DOC improve documentation of RandomUnderSampler (#1019)

solegalli · glemaitre · web-flow · commit d597b056bf31 · 2023-07-11T15:09:01.000+02:00
Co-authored-by: Guillaume Lemaitre &lt;g.lemaitre58@gmail.com&gt;
diff --git a/doc/under_sampling.rst b/doc/under_sampling.rst
@@ -77,6 +77,12 @@ and are meant for cleaning the feature space.
 Controlled under-sampling techniques
 ------------------------------------
 
+Controlled under-sampling techniques reduce the number of observations from the
+targeted classes to a number specified by the user.
+
+Random under-sampling
+^^^^^^^^^^^^^^^^^^^^^
+
 :class:`RandomUnderSampler` is a fast and easy way to balance the data by
 randomly selecting a subset of data for the targeted classes::
 
@@ -91,9 +97,9 @@ randomly selecting a subset of data for the targeted classes::
    :scale: 60
    :align: center
 
-:class:`RandomUnderSampler` allows to bootstrap the data by setting
-``replacement`` to ``True``. The resampling with multiple classes is performed
-by considering independently each targeted class::
+:class:`RandomUnderSampler` allows bootstrapping the data by setting
+``replacement`` to ``True``. When there are multiple classes, each targeted class is
+under-sampled independently::
 
   >>> import numpy as np
   >>> print(np.vstack([tuple(row) for row in X_resampled]).shape)

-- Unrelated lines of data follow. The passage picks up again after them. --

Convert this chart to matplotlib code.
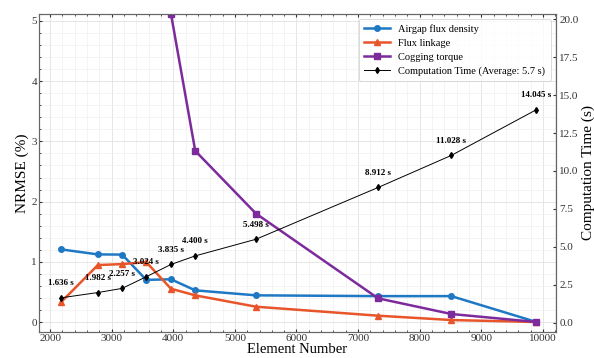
import matplotlib
matplotlib.use('Agg')
from matplotlib import pyplot as plt
from matplotlib.ticker import AutoMinorLocator

plt.rcParams['font.family'] = ['Liberation Serif', 'DejaVu Serif']

# element counts of the meshes
elements = [2178, 2775, 3169, 3561, 3962, 4356, 5343, 7325, 8514, 9896]

# NRMSE (%) against the finest mesh
airgap = [1.206, 1.123, 1.120, 0.700, 0.710, 0.526, 0.443, 0.430, 0.430, 0.0]
flux = [0.330, 0.946, 0.962, 0.995, 0.553, 0.443, 0.254, 0.105, 0.033, 0.0]
cogging_x = [3962, 4356, 5343, 7325, 8514, 9896]
cogging = [5.12, 2.843, 1.800, 0.393, 0.133, 0.0]

# computation time (s)
comp_time = [1.636, 1.982, 2.257, 3.024, 3.835, 4.400, 5.498, 8.912, 11.028, 14.045]
avg_time = sum(comp_time) / len(comp_time)

BLUE = '#1f78c4'
ORANGE = '#e8552b'
PURPLE = '#7d2a9c'


def main() -> None:
    fig = plt.figure(figsize=(5.94, 3.58), dpi=100)
    ax = fig.add_axes([0.0657, 0.0726, 0.870, 0.889])
    ax2 = ax.twinx()

    l1, = ax.plot(elements, airgap, color=BLUE, lw=1.8, marker='o', ms=4,
                  label='Airgap flux density')
    l2, = ax.plot(elements, flux, color=ORANGE, lw=1.8, marker='^', ms=4,
                  label='Flux linkage')
    l3, = ax.plot(cogging_x, cogging, color=PURPLE, lw=1.8, marker='s', ms=4,
                  label='Cogging torque')
    l4, = ax2.plot(elements, comp_time, color='black', lw=0.7, marker='d', ms=3,
                   label=f'Computation Time (Average: {avg_time:.1f} s)')

    for x, t in zip(elements, comp_time):
        ax2.annotate(f'{t:.3f} s', (x, t), xytext=(0, 10.5),
                     textcoords='offset points', ha='center', va='center',
                     fontsize=6.5, fontweight='bold')

    ax.set_xlim(1820, 10210)
    ax.set_ylim(-0.166, 5.12)
    ax2.set_ylim(-0.62, 20.37)
    ax.set_xticks(range(2000, 10001, 1000))
    ax.set_yticks([0, 1, 2, 3, 4, 5])
    ax2.set_yticks([0, 2.5, 5, 7.5, 10, 12.5, 15, 17.5, 20])
    ax2.set_yticklabels([f'{v:.1f}' for v in ax2.get_yticks()])

    ax.xaxis.set_minor_locator(AutoMinorLocator(5))
    ax.yaxis.set_minor_locator(AutoMinorLocator(5))
    ax.grid(which='major', color='#e2e2e2', lw=0.6)
    ax.grid(which='minor', color='#f0f0f0', lw=0.5)
    ax.set_axisbelow(True)

    ax.tick_params(which='both', direction='in', top=True, labelsize=8,
                   colors='#333333', length=2.5, pad=1.5)
    ax.tick_params(which='minor', length=1.5)
    ax2.tick_params(direction='in', labelsize=8, colors='#333333', length=2.5,
                    pad=2.5)
    for a in (ax, ax2):
        for s in a.spines.values():
            s.set_color('#666666')
            s.set_linewidth(0.8)

    ax.set_xlabel('Element Number', fontsize=10.5, labelpad=0)
    ax.set_ylabel('NRMSE (%)', fontsize=11, labelpad=2)
    ax2.set_ylabel('Computation Time (s)', fontsize=11, labelpad=2)

    leg = ax2.legend(handles=[l1, l2, l3, l4], loc='upper right', fontsize=7.5,
                     frameon=True, fancybox=True, borderpad=0.5,
                     handlelength=2.5, labelspacing=0.45)
    leg.get_frame().set_edgecolor('#cccccc')
    leg.get_frame().set_linewidth(0.6)

    fig.savefig('out.png', dpi=100)


if __name__ == '__main__':
    main()
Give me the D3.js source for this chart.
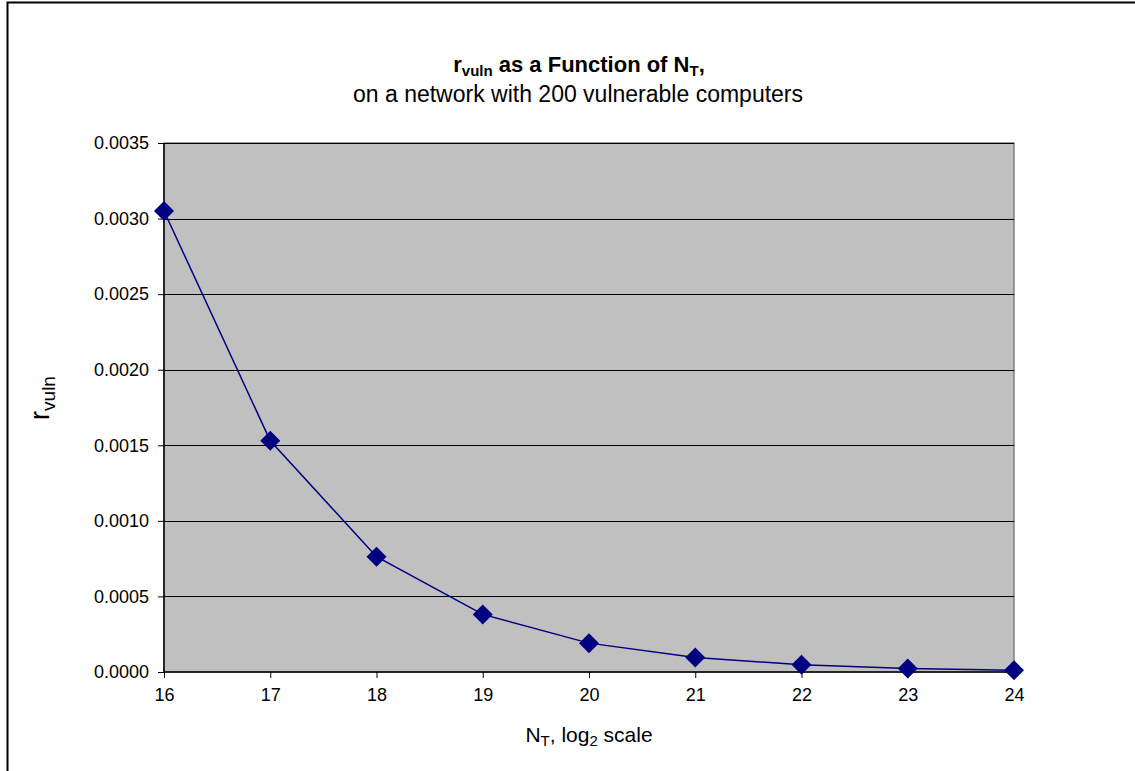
<!DOCTYPE html>
<html>
<head>
<meta charset="utf-8">
<script src="https://cdn.jsdelivr.net/npm/d3@7"></script>
<style>
  body { margin: 0; background: #fff; }
  svg { font-family: "Liberation Sans", Arial, sans-serif; }
</style>
</head>
<body>
<svg id="chart" width="1135" height="771"></svg>
<script>
// data
var nt = [16, 17, 18, 19, 20, 21, 22, 23, 24];
var rvuln = [0.00305, 0.00153, 0.000763, 0.000381, 0.000191, 0.0000954, 0.0000477, 0.0000238, 0.0000119];
var yTicks = [0, 0.0005, 0.001, 0.0015, 0.002, 0.0025, 0.003, 0.0035];

var margin = {top: 143, left: 164, right: 121, bottom: 99},
    width = 1135 - margin.left - margin.right,
    height = 771 - margin.top - margin.bottom;

var svg = d3.select("#chart");

// outer frame
svg.append("rect")
  .attr("x", 7.5).attr("y", 2.5)
  .attr("width", 1140).attr("height", 780)
  .attr("fill", "none").attr("stroke", "#000").attr("stroke-width", 2);

var x = d3.scaleLinear().domain([16, 24]).range([0, width]);
var y = d3.scaleLinear().domain([0, 0.0035]).range([height, 0]);

var g = svg.append("g")
  .attr("transform", "translate(" + margin.left + "," + margin.top + ")");

g.append("rect")
  .attr("width", width).attr("height", height)
  .attr("fill", "#c0c0c0")
  .attr("stroke", "#808080").attr("stroke-width", 1.5);

// gridlines
g.selectAll(".grid")
  .data(yTicks.slice(1))
  .enter().append("line")
  .attr("x1", 0).attr("x2", width)
  .attr("y1", function(d) { return Math.round(y(d)) + 0.5; })
  .attr("y2", function(d) { return Math.round(y(d)) + 0.5; })
  .attr("stroke", "#000").attr("stroke-width", 1);

var yAxis = d3.axisLeft(y).tickValues(yTicks).tickFormat(d3.format(".4f")).tickSize(6).tickPadding(9);
var xAxis = d3.axisBottom(x).tickValues(nt).tickFormat(d3.format("d")).tickSize(6).tickPadding(10);

var ya = g.append("g").call(yAxis);
var xa = g.append("g").attr("transform", "translate(0," + height + ")").call(xAxis);

[ya, xa].forEach(function(a) {
  a.selectAll("path").attr("stroke", "#000").attr("stroke-width", 1.5);
  a.selectAll("line").attr("stroke", "#000");
  a.selectAll("text").attr("font-size", 18).attr("fill", "#000")
    .attr("font-family", "Liberation Sans, Arial, sans-serif");
});
xa.select(".domain").attr("d", "M0,0H" + width);
ya.select(".domain").attr("d", "M0,0V" + height);

// series
var line = d3.line()
  .x(function(d, i) { return x(nt[i]); })
  .y(function(d) { return y(d); });

g.append("path")
  .datum(rvuln)
  .attr("d", line)
  .attr("fill", "none")
  .attr("stroke", "#000080")
  .attr("stroke-width", 1.5);

g.selectAll(".pt")
  .data(rvuln)
  .enter().append("path")
  .attr("class", "pt")
  .attr("d", d3.symbol().type(d3.symbolSquare).size(200))
  .attr("transform", function(d, i) { return "translate(" + x(nt[i]) + "," + y(d) + ") rotate(45)"; })
  .attr("fill", "#000080");

// titles
var title = svg.append("text")
  .attr("x", 579).attr("y", 72)
  .attr("text-anchor", "middle")
  .attr("font-size", 22).attr("font-weight", "bold");
title.append("tspan").text("r");
title.append("tspan").attr("font-size", 15).attr("dy", 4).text("vuln");
title.append("tspan").attr("dy", -4).text(" as a Function of N");
title.append("tspan").attr("font-size", 15).attr("dy", 4).text("T");
title.append("tspan").attr("dy", -4).text(",");

svg.append("text")
  .attr("x", 578).attr("y", 102)
  .attr("text-anchor", "middle")
  .attr("font-size", 23)
  .text("on a network with 200 vulnerable computers");

var xt = svg.append("text")
  .attr("x", 589).attr("y", 742)
  .attr("text-anchor", "middle")
  .attr("font-size", 21);
xt.append("tspan").text("N");
xt.append("tspan").attr("font-size", 15).attr("dy", 4).text("T");
xt.append("tspan").attr("dy", -4).text(", log");
xt.append("tspan").attr("font-size", 15).attr("dy", 4).text("2");
xt.append("tspan").attr("dy", -4).text(" scale");

var yt = svg.append("text")
  .attr("transform", "translate(49,398) rotate(-90)")
  .attr("text-anchor", "middle")
  .attr("font-size", 27);
yt.append("tspan").text("r");
yt.append("tspan").attr("font-size", 19).attr("dy", 6).text("vuln");
</script>
</body>
</html>
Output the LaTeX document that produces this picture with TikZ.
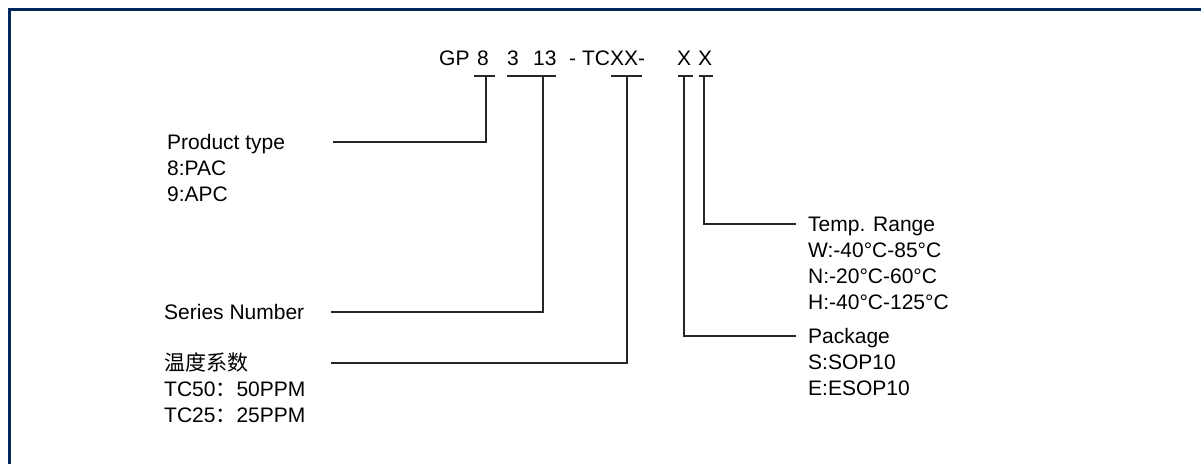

@@ -103,8 +109,8 @@ by considering independently each targeted class::
   >>> print(np.vstack(np.unique([tuple(row) for row in X_resampled], axis=0)).shape)
   (181, 2)
 
-In addition, :class:`RandomUnderSampler` allows to sample heterogeneous data
-(e.g. containing some strings)::
+:class:`RandomUnderSampler` handles heterogeneous data types, i.e. numerical,
+categorical, dates, etc.::
 
   >>> X_hetero = np.array([['xxx', 1, 1.0], ['yyy', 2, 2.0], ['zzz', 3, 3.0]],
   ...                     dtype=object)
@@ -116,7 +122,8 @@ In addition, :class:`RandomUnderSampler` allows to sample heterogeneous data
   >>> print(y_resampled)
   [0 1]
 
-It would also work with pandas dataframe::
+:class:`RandomUnderSampler` also supports pandas dataframes as input for
+undersampling::
 
   >>> from sklearn.datasets import fetch_openml
   >>> df_adult, y_adult = fetch_openml(